Pollo, Tatiana Cury, Rebecca Treiman & Brett Kessler. 2008, July. The nature of young children’s nonphonological spellings. Paper presented at the meeting of the Society for the Scientific Study of Reading (SSSR), Asheville, NC.

Abstract

Before children learn how letters correspond to sounds, their writing is often characterized as random (Gentry, 1982). We evaluated this characterization by analyzing the productions of prephonological spellers (mean age 4.8; 35 in Brazil, 23 in the US), who were identified by using string-edit techniques and randomization tests to ascertain that their productions were no closer to phonologically plausible spellings of the target words than to those of other words. Instead of being random, the spellings reflected the texts children experience: children’s books, their own names, and alphabet listings.
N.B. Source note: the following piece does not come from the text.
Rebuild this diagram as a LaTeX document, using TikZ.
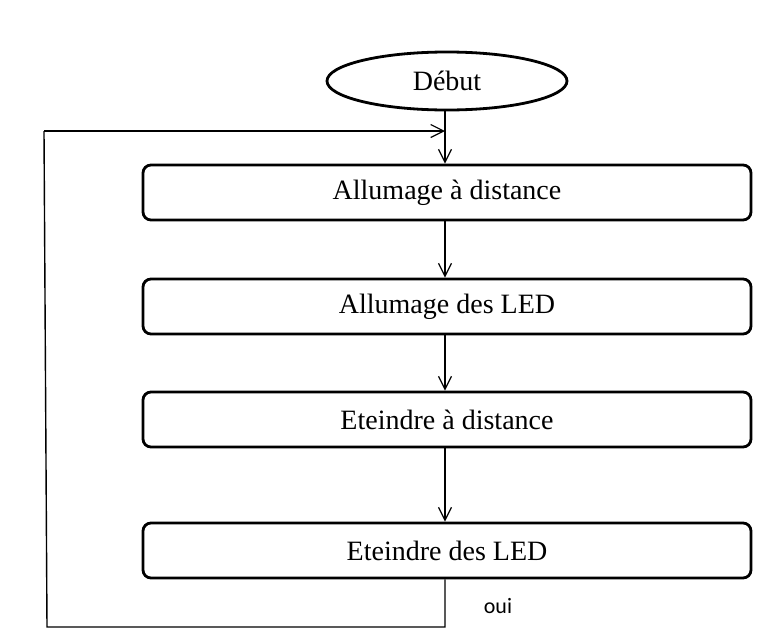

The frequency of the letters they produced correlated with their frequency in books from the child’s country, over and above an effect whereby children favored letters from their own name. In addition, children’s use of letter bigrams correlated with their frequency in text and with whether the bigram appears in alphabetical order. Doubled letters were avoided more by Brazilian than US children, reflecting their rarity in Portuguese but not English text. No evidence was found for reportedly universal prephonological patterns such as minimum word length. Our findings suggest children’s prephonological writing is neither random nor universal, but reflects statistical learning of the visual patterns children encounter in text.

APA citation:

Pollo, T. C., Treiman, R., & Kessler, B. (July, 2008). The nature of young children’s nonphonological spellings. Paper presented at the meeting of the Society for the Scientific Study of Reading, Asheville, NC.